Non-performing loan ratios for banks worsen in 2020

The non-performing loan ratios for Nigerian banks worsened in 2020, blowing past the regulatory limits of 5 per cent to close at 6 per cent at the end of December 2020, according to a communique issued by the Central Bank of Nigeria monetary policy communique.

It is on record that most large banks that went under in the past were as a result of humongous toxic loans in their books, which largely squeezed their liquidity to meet depositors’ obligation as at when due.

According to CBN Governor, Godwin Emefiele, Banks NPLs rose to 6.01 per cent at the end of the year 20 per cent higher than the regulatory allowed 5 per cent allowed by the apex bank.

As of the third quarter of 2020, the non-performing loans in Nigeria was about N1.1 trillion with oil and gas loans representing N238 billion or 11.3 per cent of the total.

The rise in banks’ non-performing loan ratios is mostly due to the weakening economy in 2020 triggered by the economic lockdown introduced to curb the spread of Covid-19.

The highest surge in the NPL volume was contributed by the Transportation and Storage sector with 26.87 per cent, with the NPL volume increasing to N46.99 billion in Q3 2020 from N37.04 billion in Q2 2020, followed by Power and Energy with 6.17 per cent, moving from N30.81 billion in Q2 2020 to N32.71 billion in Q3 2020.

The NPL volume as at Q3 2020 increased by 6 per cent (YoY) compared to what it was in Q3 2019. The Gross loan portfolio (GLP) of the banks increased by 17 per cent in Q3 2020 compared to Q3 2019 (YoY) and 3 per cent compared to Q2 2020 (QoQ).

With the economy shut down for the most part of the year, businesses in the country recorded little to zero sales affecting their ability to service their loans as and when due.

The CBN’s policy of persuading banks to lend more may have also increased the NPL ratio, as increased lending to the private sector in a year where the economy was battered also led to higher non-performing loans.

Banking sector credits rose by as much as 19 per cent in 2020 according to data from the National Bureau of Statistics as banks aggressively lent more in line with the CBN’s loan to deposit ratio policy.

The CBN also recognizes the inertia caused by its policy when it stated that “Aggregate domestic credit, also moved further up by 13.40 per cent in December 2020, compared with 9.48 per cent in the previous month.

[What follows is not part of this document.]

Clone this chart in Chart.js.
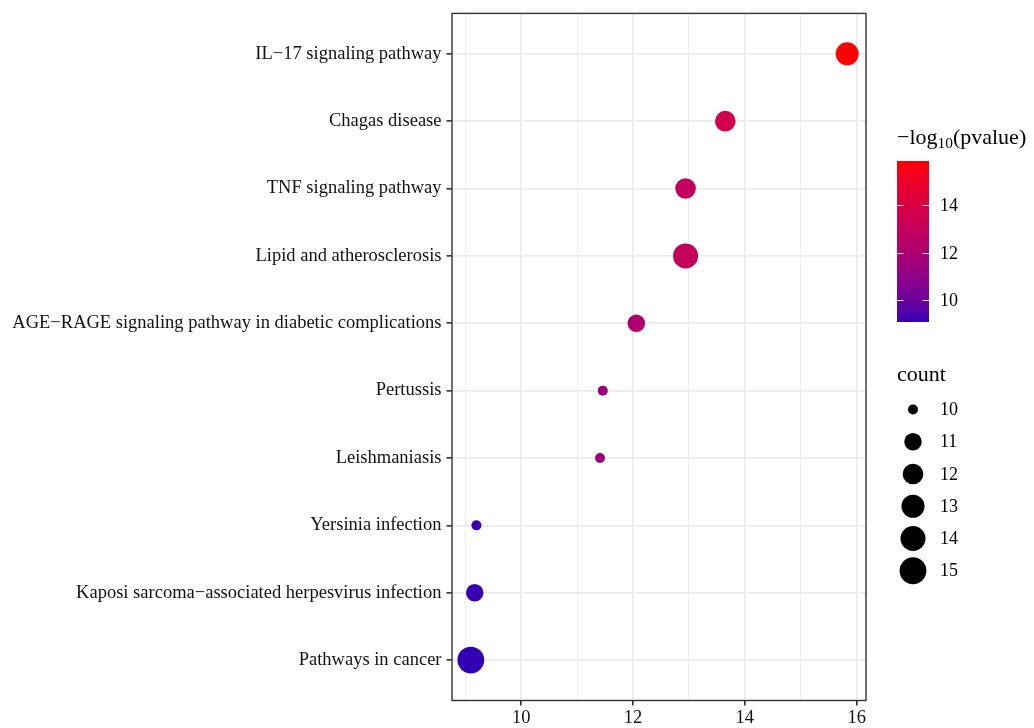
<!DOCTYPE html>
<html>
<head>
<meta charset="utf-8">
<script src="https://cdn.jsdelivr.net/npm/chart.js@4.4.1/dist/chart.umd.min.js"></script>
<style>
    html, body { margin: 0; padding: 0; background: #fff; }
</style>
</head>
<body>
<canvas id="kegg-dotplot" width="1034" height="728"></canvas>
<script>
// KEGG enrichment values, top row first
var pathways = [
    'IL\u221217 signaling pathway',
    'Chagas disease',
    'TNF signaling pathway',
    'Lipid and atherosclerosis',
    'AGE\u2212RAGE signaling pathway in diabetic complications',
    'Pertussis',
    'Leishmaniasis',
    'Yersinia infection',
    'Kaposi sarcoma\u2212associated herpesvirus infection',
    'Pathways in cancer'
];
var logP = [15.83, 13.65, 12.94, 12.94, 12.06, 11.46, 11.41, 9.20, 9.17, 9.10];
var counts = [13, 12, 12, 14, 11, 10, 10, 10, 11, 15];
var xTicks = [9, 10, 11, 12, 13, 14, 15, 16];
var colorTicks = [10, 12, 14];
var sizeBreaks = [10, 11, 12, 13, 14, 15];

var SERIF = "'Liberation Serif', 'DejaVu Serif', serif";
var LOW_COLOR = '#3200b4';
var HIGH_COLOR = '#ff0000';

var pMin = Math.min.apply(null, logP);
var pMax = Math.max.apply(null, logP);
var cMin = Math.min.apply(null, counts);
var cMax = Math.max.apply(null, counts);
var pad = (pMax - pMin) * 0.05;

// colour helpers: interpolate in CIE Lab like scales::seq_gradient_pal
function hexToRgb(h) {
    return [parseInt(h.substr(1, 2), 16), parseInt(h.substr(3, 2), 16), parseInt(h.substr(5, 2), 16)];
}
function toLin(c) {
    c = c / 255;
    return c <= 0.04045 ? c / 12.92 : Math.pow((c + 0.055) / 1.055, 2.4);
}
function fromLin(c) {
    c = c <= 0.0031308 ? 12.92 * c : 1.055 * Math.pow(c, 1 / 2.4) - 0.055;
    return Math.round(Math.max(0, Math.min(1, c)) * 255);
}
var WX = 0.95047, WY = 1.0, WZ = 1.08883;
function rgbToLab(rgb) {
    var r = toLin(rgb[0]), g = toLin(rgb[1]), b = toLin(rgb[2]);
    var x = (0.4124 * r + 0.3576 * g + 0.1805 * b) / WX;
    var y = (0.2126 * r + 0.7152 * g + 0.0722 * b) / WY;
    var z = (0.0193 * r + 0.1192 * g + 0.9505 * b) / WZ;
    var f = function(t) { return t > 0.008856 ? Math.cbrt(t) : 7.787 * t + 16 / 116; };
    var fx = f(x), fy = f(y), fz = f(z);
    return [116 * fy - 16, 500 * (fx - fy), 200 * (fy - fz)];
}
function labToRgb(lab) {
    var fy = (lab[0] + 16) / 116, fx = fy + lab[1] / 500, fz = fy - lab[2] / 200;
    var inv = function(t) { return t * t * t > 0.008856 ? t * t * t : (t - 16 / 116) / 7.787; };
    var x = inv(fx) * WX, y = inv(fy) * WY, z = inv(fz) * WZ;
    var r = 3.2406 * x - 1.5372 * y - 0.4986 * z;
    var g = -0.9689 * x + 1.8758 * y + 0.0415 * z;
    var b = 0.0557 * x - 0.2040 * y + 1.0570 * z;
    return 'rgb(' + fromLin(r) + ',' + fromLin(g) + ',' + fromLin(b) + ')';
}
var lowLab = rgbToLab(hexToRgb(LOW_COLOR));
var highLab = rgbToLab(hexToRgb(HIGH_COLOR));
function colorFor(v) {
    var t = (v - pMin) / (pMax - pMin);
    return labToRgb([0, 1, 2].map(function(k) { return lowLab[k] + (highLab[k] - lowLab[k]) * t; }));
}
function radiusFor(c) {
    return 5.0 + 8.4 * Math.sqrt((c - cMin) / (cMax - cMin));
}

var points = [];
for (var i = 0; i < pathways.length; i++) {
    points.push({ x: logP[i], y: i + 1 });
}

var panelBorder = {
    id: 'panelBorder',
    afterDatasetsDraw: function(chart) {
        var a = chart.chartArea, ctx = chart.ctx;
        ctx.save();
        ctx.strokeStyle = '#333333';
        ctx.lineWidth = 1.4;
        ctx.strokeRect(a.left, a.top, a.right - a.left, a.bottom - a.top);
        ctx.restore();
    }
};

var sideLegends = {
    id: 'sideLegends',
    afterDraw: function(chart) {
        var ctx = chart.ctx;
        ctx.save();
        ctx.fillStyle = '#000';
        ctx.textBaseline = 'alphabetic';
        ctx.textAlign = 'left';

        // colour bar title: -log10(pvalue)
        var tx = 897;
        ctx.font = '22px ' + SERIF;
        ctx.fillText('\u2212log', tx, 144);
        tx += ctx.measureText('\u2212log').width;
        ctx.font = '15.4px ' + SERIF;
        ctx.fillText('10', tx, 148);
        tx += ctx.measureText('10').width;
        ctx.font = '22px ' + SERIF;
        ctx.fillText('(pvalue)', tx, 144);

        // colour bar
        var bx = 897, bw = 32, top = 161, bottom = 322;
        var grad = ctx.createLinearGradient(0, bottom, 0, top);
        for (var s = 0; s <= 20; s++) {
            grad.addColorStop(s / 20, colorFor(pMin + (pMax - pMin) * s / 20));
        }
        ctx.fillStyle = grad;
        ctx.fillRect(bx, top, bw, bottom - top);
        ctx.strokeStyle = 'rgba(255,255,255,0.9)';
        ctx.lineWidth = 1.2;
        ctx.font = '18px ' + SERIF;
        ctx.textBaseline = 'middle';
        colorTicks.forEach(function(v) {
            var y = Math.round(bottom - (v - pMin) / (pMax - pMin) * (bottom - top)) + 0.5;
            ctx.beginPath();
            ctx.moveTo(bx, y); ctx.lineTo(bx + 6.5, y);
            ctx.moveTo(bx + bw - 6.5, y); ctx.lineTo(bx + bw, y);
            ctx.stroke();
            ctx.fillStyle = '#000';
            ctx.fillText(String(v), 940, y + 1);
        });

        // size legend
        ctx.textBaseline = 'alphabetic';
        ctx.font = '22px ' + SERIF;
        ctx.fillText('count', 897, 381);
        ctx.font = '18px ' + SERIF;
        ctx.textBaseline = 'middle';
        sizeBreaks.forEach(function(c, k) {
            var y = 409.5 + k * 32.25;
            ctx.fillStyle = '#000';
            ctx.beginPath();
            ctx.arc(913, y, radiusFor(c), 0, Math.PI * 2);
            ctx.fill();
            ctx.fillText(String(c), 940, y + 1);
        });
        ctx.restore();
    }
};

new Chart(document.getElementById('kegg-dotplot'), {
    type: 'scatter',
    data: {
        datasets: [{
            data: points,
            pointBackgroundColor: logP.map(colorFor),
            pointBorderWidth: 0,
            pointBorderColor: 'rgba(0,0,0,0)',
            pointRadius: counts.map(radiusFor),
            pointHoverRadius: counts.map(radiusFor)
        }]
    },
    options: {
        responsive: false,
        animation: false,
        layout: {
            padding: { left: 0, right: 168, top: 12, bottom: 0 }
        },
        plugins: {
            legend: { display: false },
            tooltip: { enabled: false }
        },
        scales: {
            x: {
                type: 'linear',
                min: pMin - pad,
                max: pMax + pad,
                afterBuildTicks: function(scale) {
                    scale.ticks = xTicks.map(function(v) { return { value: v }; });
                },
                afterFit: function(scale) {
                    scale.height = 27.5;
                    scale.paddingLeft = 0;
                    scale.paddingRight = 0;
                },
                border: { display: false },
                grid: {
                    color: '#ebebeb',
                    lineWidth: function(c) { return c.tick && c.tick.value % 2 === 0 ? 1.7 : 0.9; },
                    tickColor: function(c) { return c.tick && c.tick.value % 2 === 0 ? '#333333' : 'rgba(0,0,0,0)'; },
                    tickWidth: 1.6,
                    tickLength: 5
                },
                ticks: {
                    autoSkip: false,
                    maxRotation: 0,
                    padding: 2,
                    color: '#111',
                    font: { family: SERIF, size: 18.5 },
                    callback: function(v) { return v % 2 === 0 ? String(v) : ''; }
                }
            },
            y: {
                type: 'linear',
                reverse: true,
                min: 0.4,
                max: 10.6,
                afterBuildTicks: function(scale) {
                    scale.ticks = pathways.map(function(p, k) { return { value: k + 1 }; });
                },
                afterFit: function(scale) {
                    scale.width = 452;
                    scale.paddingTop = 0;
                    scale.paddingBottom = 0;
                },
                border: { display: false },
                grid: {
                    color: '#ebebeb',
                    lineWidth: 1.7,
                    tickColor: '#333333',
                    tickWidth: 1.6,
                    tickLength: 5.5
                },
                ticks: {
                    autoSkip: false,
                    padding: 5,
                    color: '#111',
                    font: { family: SERIF, size: 18.5 },
                    callback: function(v) { return pathways[v - 1] || ''; }
                }
            }
        }
    },
    plugins: [panelBorder, sideLegends]
});
</script>
</body>
</html>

This was largely attributed to the Bank’s policy on Loan-to-Deposit Ratio (LDR), complemented by its interventions

Nigeria’s NPL ratio of 6 per cent could have been worse than it currently is where it is not for the regulatory forbearance granted by the central bank due to the Covid-19 pandemic.

A recent EFG Hermes report alludes to this when it maintained that their positive outlook for Nigerian banks was also “largely attributable to the lenient forbearance policy adopted by the CBN, which has allowed banks to restructure a significant proportion of their loan books (43 per cent as of Sept) and not make any significant provisions on the same.”

A non-performing loan (NPL) is a loan in which the borrower is in default and hasn’t made any scheduled payments of principal or interest for over a certain period of time.